══ Data to use ══

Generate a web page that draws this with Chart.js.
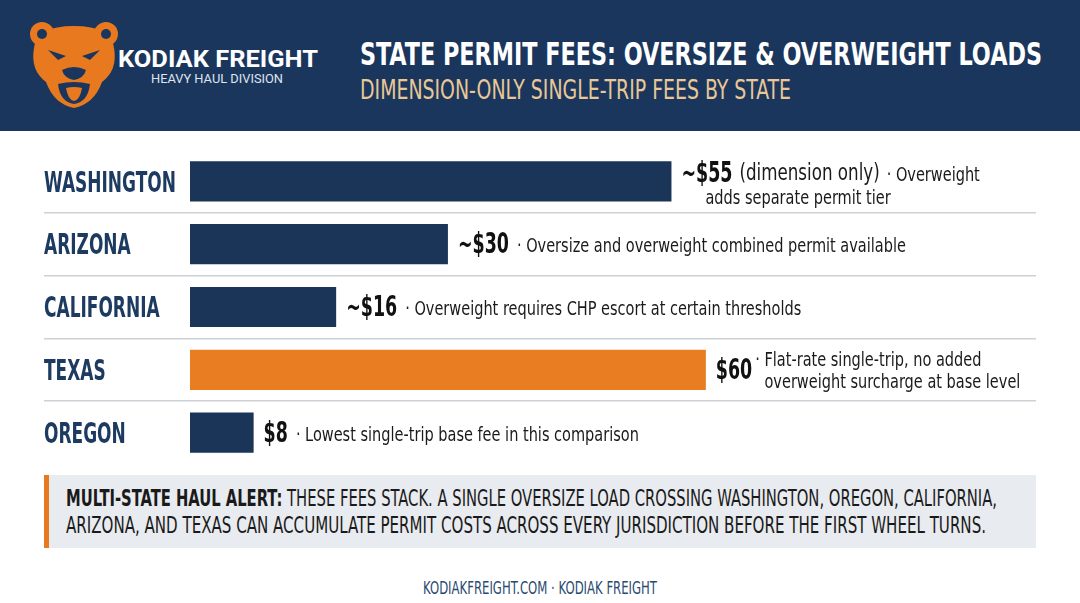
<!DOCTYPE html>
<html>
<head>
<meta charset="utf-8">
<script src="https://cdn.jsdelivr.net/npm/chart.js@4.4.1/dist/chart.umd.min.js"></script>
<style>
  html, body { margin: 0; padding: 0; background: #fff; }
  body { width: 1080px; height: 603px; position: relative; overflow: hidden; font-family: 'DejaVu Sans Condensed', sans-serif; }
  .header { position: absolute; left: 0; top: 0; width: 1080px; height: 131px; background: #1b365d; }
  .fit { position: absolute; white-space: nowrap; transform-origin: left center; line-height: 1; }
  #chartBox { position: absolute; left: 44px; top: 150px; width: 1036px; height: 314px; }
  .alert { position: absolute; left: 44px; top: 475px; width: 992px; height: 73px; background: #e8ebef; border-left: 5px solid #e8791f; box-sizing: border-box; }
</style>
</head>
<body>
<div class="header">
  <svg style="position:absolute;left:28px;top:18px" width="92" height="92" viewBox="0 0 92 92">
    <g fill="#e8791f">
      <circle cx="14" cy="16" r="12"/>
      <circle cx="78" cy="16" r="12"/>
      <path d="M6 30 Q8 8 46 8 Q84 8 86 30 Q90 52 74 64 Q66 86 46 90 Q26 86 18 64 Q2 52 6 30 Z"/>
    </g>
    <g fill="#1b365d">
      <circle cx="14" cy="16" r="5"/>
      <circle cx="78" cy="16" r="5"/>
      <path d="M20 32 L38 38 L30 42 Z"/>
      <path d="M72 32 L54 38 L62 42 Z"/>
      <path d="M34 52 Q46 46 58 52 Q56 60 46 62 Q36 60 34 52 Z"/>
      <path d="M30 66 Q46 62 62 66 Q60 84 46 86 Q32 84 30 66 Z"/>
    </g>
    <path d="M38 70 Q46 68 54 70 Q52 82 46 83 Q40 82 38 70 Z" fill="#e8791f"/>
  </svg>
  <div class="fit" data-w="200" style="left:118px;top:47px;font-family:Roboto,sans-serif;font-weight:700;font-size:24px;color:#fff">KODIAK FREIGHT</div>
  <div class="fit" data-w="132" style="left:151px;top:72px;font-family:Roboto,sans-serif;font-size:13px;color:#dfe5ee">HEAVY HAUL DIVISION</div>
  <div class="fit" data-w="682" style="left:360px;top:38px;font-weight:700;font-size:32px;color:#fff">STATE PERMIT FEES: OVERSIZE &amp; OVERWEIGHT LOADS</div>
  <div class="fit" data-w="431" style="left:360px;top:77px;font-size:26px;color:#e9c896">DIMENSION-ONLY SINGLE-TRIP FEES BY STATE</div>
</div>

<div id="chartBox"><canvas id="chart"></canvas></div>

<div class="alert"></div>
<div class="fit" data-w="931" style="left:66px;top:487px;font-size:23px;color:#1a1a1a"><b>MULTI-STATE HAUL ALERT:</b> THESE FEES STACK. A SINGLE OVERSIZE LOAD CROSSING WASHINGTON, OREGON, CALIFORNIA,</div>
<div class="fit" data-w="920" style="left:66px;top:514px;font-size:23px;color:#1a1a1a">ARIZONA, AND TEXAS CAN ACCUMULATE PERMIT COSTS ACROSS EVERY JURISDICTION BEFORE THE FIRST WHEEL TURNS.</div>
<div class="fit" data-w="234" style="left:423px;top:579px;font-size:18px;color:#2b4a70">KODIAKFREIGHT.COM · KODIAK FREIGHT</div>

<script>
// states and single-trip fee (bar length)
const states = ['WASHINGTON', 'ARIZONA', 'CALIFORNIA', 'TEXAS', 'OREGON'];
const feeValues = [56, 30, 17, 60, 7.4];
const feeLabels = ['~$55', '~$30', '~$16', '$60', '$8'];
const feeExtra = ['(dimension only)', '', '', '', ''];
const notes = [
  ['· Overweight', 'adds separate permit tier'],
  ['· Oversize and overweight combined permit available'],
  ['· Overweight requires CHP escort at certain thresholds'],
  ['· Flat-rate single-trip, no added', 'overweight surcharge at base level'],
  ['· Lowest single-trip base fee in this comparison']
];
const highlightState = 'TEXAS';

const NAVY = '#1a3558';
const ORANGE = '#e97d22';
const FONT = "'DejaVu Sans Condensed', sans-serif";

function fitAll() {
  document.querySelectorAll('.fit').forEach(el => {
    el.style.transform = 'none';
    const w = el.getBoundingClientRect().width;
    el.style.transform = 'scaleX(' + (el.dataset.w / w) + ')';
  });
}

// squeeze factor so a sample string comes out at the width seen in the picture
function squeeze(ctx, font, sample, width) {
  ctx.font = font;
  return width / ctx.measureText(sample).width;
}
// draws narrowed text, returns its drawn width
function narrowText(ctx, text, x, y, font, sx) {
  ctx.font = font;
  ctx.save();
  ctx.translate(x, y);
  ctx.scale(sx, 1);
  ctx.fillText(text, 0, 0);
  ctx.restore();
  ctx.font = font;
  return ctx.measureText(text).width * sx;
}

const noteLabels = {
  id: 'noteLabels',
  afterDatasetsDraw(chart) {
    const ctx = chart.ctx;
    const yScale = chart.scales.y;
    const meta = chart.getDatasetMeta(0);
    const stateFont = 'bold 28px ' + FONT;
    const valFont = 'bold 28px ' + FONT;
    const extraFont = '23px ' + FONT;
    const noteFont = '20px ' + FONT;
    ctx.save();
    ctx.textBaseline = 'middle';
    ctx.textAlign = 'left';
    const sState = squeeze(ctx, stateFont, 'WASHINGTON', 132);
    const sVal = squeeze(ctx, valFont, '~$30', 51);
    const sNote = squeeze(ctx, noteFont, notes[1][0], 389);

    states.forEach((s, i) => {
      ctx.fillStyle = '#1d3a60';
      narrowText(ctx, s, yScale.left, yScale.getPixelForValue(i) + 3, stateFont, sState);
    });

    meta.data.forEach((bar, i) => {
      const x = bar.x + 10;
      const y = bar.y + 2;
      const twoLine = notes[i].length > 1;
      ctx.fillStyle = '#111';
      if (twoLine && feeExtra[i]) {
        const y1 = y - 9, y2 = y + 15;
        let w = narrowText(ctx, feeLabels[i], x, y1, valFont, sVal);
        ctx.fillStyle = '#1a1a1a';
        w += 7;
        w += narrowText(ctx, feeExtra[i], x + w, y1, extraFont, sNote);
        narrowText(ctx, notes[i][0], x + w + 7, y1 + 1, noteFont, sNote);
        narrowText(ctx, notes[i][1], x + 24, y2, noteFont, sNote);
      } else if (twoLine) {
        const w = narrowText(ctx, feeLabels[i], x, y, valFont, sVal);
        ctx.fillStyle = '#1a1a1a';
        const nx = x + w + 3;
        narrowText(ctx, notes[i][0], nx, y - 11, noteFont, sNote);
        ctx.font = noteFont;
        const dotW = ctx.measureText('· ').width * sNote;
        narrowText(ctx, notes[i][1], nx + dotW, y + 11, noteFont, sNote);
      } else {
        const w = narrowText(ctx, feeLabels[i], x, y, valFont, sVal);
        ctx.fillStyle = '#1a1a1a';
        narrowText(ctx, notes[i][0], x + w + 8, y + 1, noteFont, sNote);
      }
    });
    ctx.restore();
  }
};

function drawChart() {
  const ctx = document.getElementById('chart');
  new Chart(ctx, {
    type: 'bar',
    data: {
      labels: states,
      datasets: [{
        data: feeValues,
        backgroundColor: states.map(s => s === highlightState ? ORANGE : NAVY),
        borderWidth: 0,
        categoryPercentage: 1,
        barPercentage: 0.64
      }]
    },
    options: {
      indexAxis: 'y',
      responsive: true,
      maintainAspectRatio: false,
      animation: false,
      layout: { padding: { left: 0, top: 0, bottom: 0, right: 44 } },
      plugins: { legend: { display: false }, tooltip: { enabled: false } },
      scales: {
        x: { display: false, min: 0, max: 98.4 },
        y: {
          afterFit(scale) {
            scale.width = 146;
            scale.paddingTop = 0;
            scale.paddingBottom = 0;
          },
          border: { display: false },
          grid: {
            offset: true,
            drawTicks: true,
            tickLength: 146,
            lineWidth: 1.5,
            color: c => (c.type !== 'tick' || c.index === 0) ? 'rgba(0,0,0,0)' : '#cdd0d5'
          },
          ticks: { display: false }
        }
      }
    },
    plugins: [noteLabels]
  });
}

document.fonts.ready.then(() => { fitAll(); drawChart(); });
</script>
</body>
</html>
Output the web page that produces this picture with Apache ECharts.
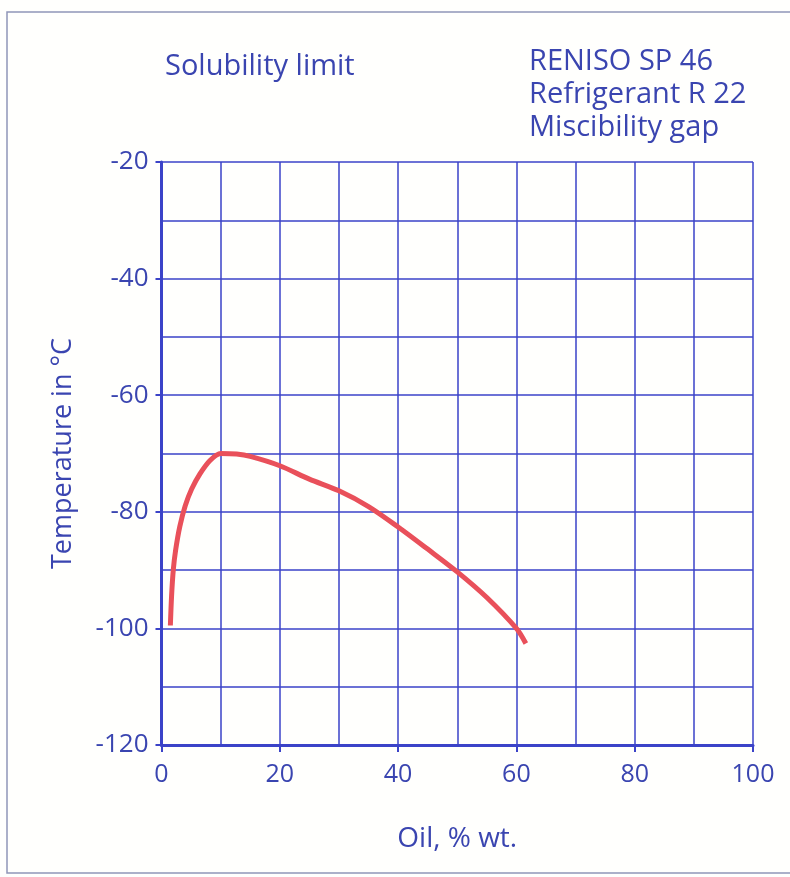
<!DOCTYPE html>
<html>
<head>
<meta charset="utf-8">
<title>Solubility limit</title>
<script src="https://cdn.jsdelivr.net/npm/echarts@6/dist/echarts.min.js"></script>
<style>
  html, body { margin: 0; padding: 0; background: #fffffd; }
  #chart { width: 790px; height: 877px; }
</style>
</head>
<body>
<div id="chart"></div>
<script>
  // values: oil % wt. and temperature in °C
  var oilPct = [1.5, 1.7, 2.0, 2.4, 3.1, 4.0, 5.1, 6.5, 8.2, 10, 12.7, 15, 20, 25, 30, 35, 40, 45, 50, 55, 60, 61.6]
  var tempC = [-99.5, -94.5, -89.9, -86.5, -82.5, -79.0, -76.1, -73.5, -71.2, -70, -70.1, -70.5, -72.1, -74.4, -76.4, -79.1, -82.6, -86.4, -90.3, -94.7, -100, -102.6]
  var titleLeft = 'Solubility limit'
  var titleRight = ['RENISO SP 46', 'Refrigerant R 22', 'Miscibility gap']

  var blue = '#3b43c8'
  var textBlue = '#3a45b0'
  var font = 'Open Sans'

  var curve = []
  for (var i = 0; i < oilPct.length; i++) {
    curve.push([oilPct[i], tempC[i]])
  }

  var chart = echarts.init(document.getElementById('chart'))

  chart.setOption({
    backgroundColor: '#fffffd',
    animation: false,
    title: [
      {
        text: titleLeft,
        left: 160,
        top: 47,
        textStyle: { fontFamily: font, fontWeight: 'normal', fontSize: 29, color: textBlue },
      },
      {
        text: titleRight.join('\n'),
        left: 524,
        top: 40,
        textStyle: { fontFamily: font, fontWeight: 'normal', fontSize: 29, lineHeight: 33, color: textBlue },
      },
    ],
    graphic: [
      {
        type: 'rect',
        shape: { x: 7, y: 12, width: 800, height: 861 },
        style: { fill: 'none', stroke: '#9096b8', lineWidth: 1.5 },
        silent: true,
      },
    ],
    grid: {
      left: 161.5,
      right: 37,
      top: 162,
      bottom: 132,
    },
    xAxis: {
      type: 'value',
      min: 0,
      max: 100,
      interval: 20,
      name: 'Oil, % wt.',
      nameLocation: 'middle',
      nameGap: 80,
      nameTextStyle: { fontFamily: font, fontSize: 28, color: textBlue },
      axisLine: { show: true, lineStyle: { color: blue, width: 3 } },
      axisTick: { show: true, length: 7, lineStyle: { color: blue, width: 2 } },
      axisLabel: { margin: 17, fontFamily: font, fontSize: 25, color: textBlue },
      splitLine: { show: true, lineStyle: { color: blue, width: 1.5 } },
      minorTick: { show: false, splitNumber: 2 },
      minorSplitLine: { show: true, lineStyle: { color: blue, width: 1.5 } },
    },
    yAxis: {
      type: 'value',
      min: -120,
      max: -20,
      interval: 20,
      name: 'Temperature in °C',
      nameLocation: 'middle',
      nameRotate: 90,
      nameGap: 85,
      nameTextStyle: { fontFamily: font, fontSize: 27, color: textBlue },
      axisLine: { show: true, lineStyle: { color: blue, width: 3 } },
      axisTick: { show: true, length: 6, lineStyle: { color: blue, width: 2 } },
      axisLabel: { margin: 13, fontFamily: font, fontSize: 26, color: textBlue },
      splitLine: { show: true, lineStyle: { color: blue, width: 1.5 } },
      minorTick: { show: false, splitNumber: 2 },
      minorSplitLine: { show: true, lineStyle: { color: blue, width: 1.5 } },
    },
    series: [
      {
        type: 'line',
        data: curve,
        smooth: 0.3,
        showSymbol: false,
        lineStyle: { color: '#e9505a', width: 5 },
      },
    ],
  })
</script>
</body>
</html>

═══

Above are records; repeat only the lines from the line with "Output the web" through the line with "var chart = echarts.init(document.getElementById('chart'))", and leave pictures out.

— Answer in full —
Output the web page that produces this picture with Apache ECharts.
<!DOCTYPE html>
<html>
<head>
<meta charset="utf-8">
<title>Solubility limit</title>
<script src="https://cdn.jsdelivr.net/npm/echarts@6/dist/echarts.min.js"></script>
<style>
  html, body { margin: 0; padding: 0; background: #fffffd; }
  #chart { width: 790px; height: 877px; }
</style>
</head>
<body>
<div id="chart"></div>
<script>
  // values: oil % wt. and temperature in °C
  var oilPct = [1.5, 1.7, 2.0, 2.4, 3.1, 4.0, 5.1, 6.5, 8.2, 10, 12.7, 15, 20, 25, 30, 35, 40, 45, 50, 55, 60, 61.6]
  var tempC = [-99.5, -94.5, -89.9, -86.5, -82.5, -79.0, -76.1, -73.5, -71.2, -70, -70.1, -70.5, -72.1, -74.4, -76.4, -79.1, -82.6, -86.4, -90.3, -94.7, -100, -102.6]
  var titleLeft = 'Solubility limit'
  var titleRight = ['RENISO SP 46', 'Refrigerant R 22', 'Miscibility gap']

  var blue = '#3b43c8'
  var textBlue = '#3a45b0'
  var font = 'Open Sans'

  var curve = []
  for (var i = 0; i < oilPct.length; i++) {
    curve.push([oilPct[i], tempC[i]])
  }

  var chart = echarts.init(document.getElementById('chart'))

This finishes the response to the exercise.